Ravioli, Relations and Remembering family stories

Sally

It’s an exciting time of year and when better to be able to share a wonderful Guest Blog from an amazing woman who I consider a big sister (in the truly inspiring sense) a mentor and also a dear friend.  Sally Bartolameolli a coach, teacher and consultant.  She has worked with individuals and groups using powerful bioenergetic and emotional healing and release techniques that restore balance to the body, mind and heart. She runs courses for women both online and in Texas where she lives. She is a certified Shadow Work Coach, Holistic Health Counselor and Yoga teacher and is also author of Blessings from Mary and Co-Author of Relationships: From Addiction to Authenticity.  You can find out all about her offerings at www.blessingsfrommary.com.

I did not grow up with grandmothers. My mother was the last of eight children born when my grandmother was in her late 30’s. My mother was in her early 40’s when pregnant with me. I was the last of 26 grandchildren born to Italian immigrants on both sides of my family. Unfortunately, all grandparents were deceased by the time I arrived. Still, the village was there to meet me, greet me and have their hands in my upbringing. I had 11 maternal and paternal aunts. We lived upstairs of my Aunty Ann and I shared meals with at least two other aunts and families each week.

From the Italian women in my family, I learned about strength, perseverance, drive, accomplishment and generosity. Several of them owned businesses; started in the 1940‘s and 50’s. In addition to running any businesses or outside work my aunts and mother had, they cleaned and cooked for their families, tended to the summer gardens, canned for the long winters, caught-cleaned and cooked their own fish and attended church every Sunday.
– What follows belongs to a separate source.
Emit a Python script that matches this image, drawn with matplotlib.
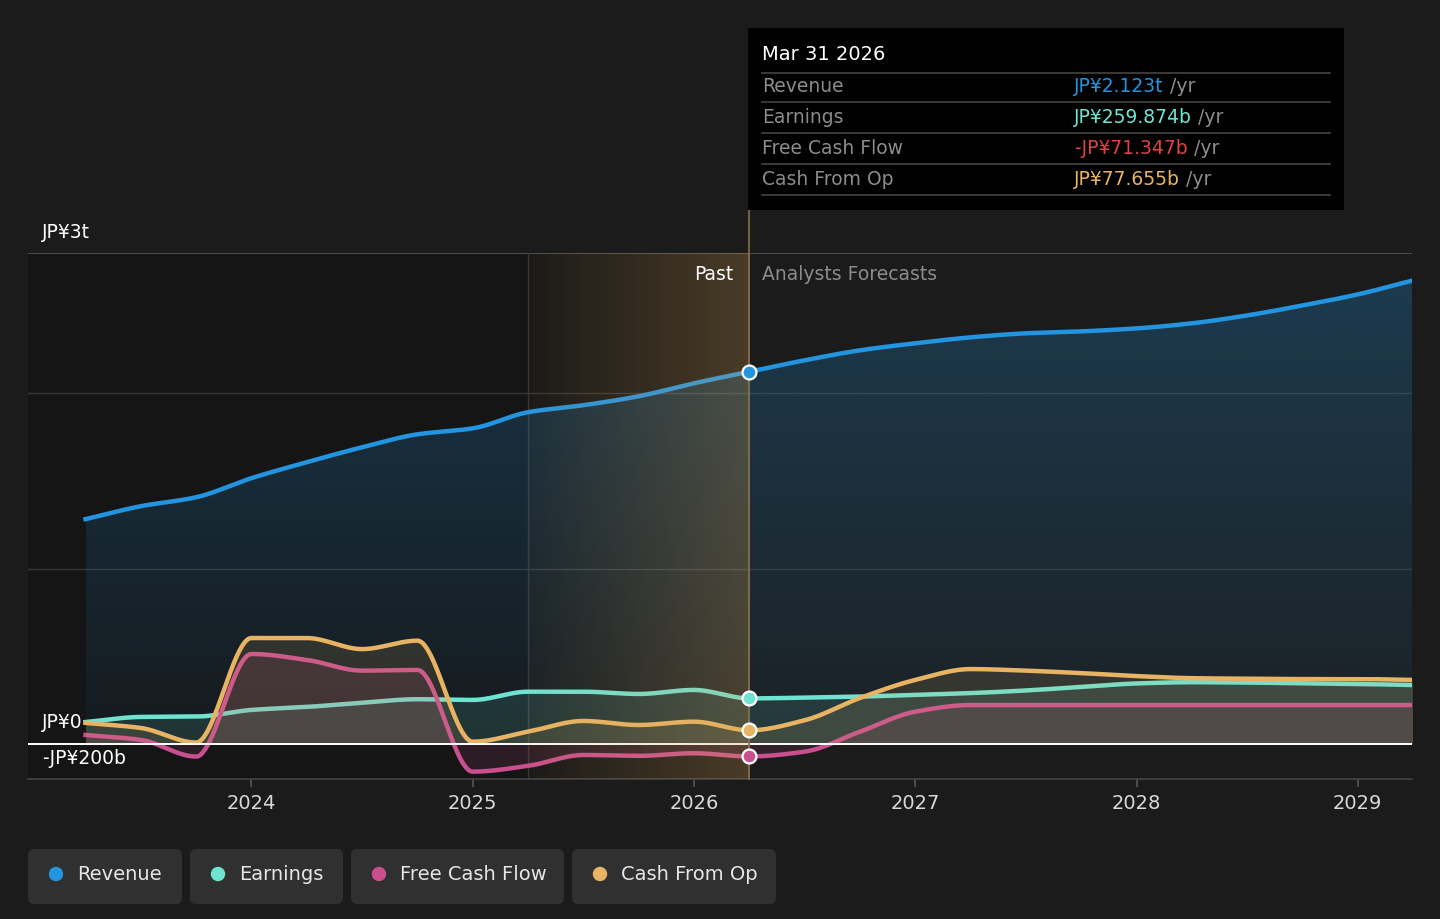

Whatever stories of impoverishment they shared growing up during The Great Depression, there were always others less fortunate and when you had enough, you gladly shared your surplus. While I could expect to be fed well at every meal, while being reminded of children starving around the world, I was also expected to contribute to the clean-up afterward. Memories of standing on a chair at the sink rinsing dishes next to my mother, an aunt or cousin, brings joy and a sense of cooperation and belonging. We were a family and we worked, played, laughed and cried together.

My experience of food and cooking in our Italian family taught me a lot. I was shocked to go away to college and see “canned ravioli” in the cafeteria line. Before my freshmen year at college, canned pasta and ravioli were only a dream, advertised on television by Chef Boyardee.  It was even more shocking to me to see that my fellow classmates loaded up their plates and ate them. This was my first call home to my mother explaining what I had seen with the hopes of making sense of the shocking reality I had witnessed. Growing up Italian with a dozen aunts in any direction, every holiday preparation involved making homemade red sauce and both cheese and meat ravioli from scratch. We didn’t use a food processor or mixer to make the pasta. There was a mound of circular flour and eggs broken in the center that we stirred together with our hands until dough was formed. We kneaded until it was “soft like a baby’s bottom”, as my Aunt would say.  Then we rolled the pasta out by hand, laying the small pile of meat and cheese in row upon row upon row. It was a two day process with at least five sets of hands. At the end of it all, each family would have over a hundred little pockets of scrumptiousness for the holiday meal and then another hundred or so frozen to be used at the discretion of the woman of the house.

I stood as high as the card table that the floured ravioli were laid out upon and there was always a fork in my hand. It was my job to gently but firmly press the three sides of the ravioli to seal them so that they wouldn’t open and lose their filling when boiling. If I got too close to the actual filling, the pocket of cheese or meat would be punctured and that was not a good thing. These were labor intensive delicacies and do overs took precious time. Still, the sense of community comprised of such a harmonious symphony of chefs, was art and science all in one. These were women who were focused and on a mission.

It’s interesting now for me as I write this and reflect on this part of growing up.  I learned so much from making ravioli with my mother and aunts. Somehow a sense of dignity and honor came from cooking. Our heritage and legacy was passed down in these times of coming together. Their energy gave witness to their generosity, commitment to family, precision in their craft and the sense of pride in their own ancestry. Funny how sealing a ravioli with a fork can create such a strong sense of belonging, generosity, connection and community.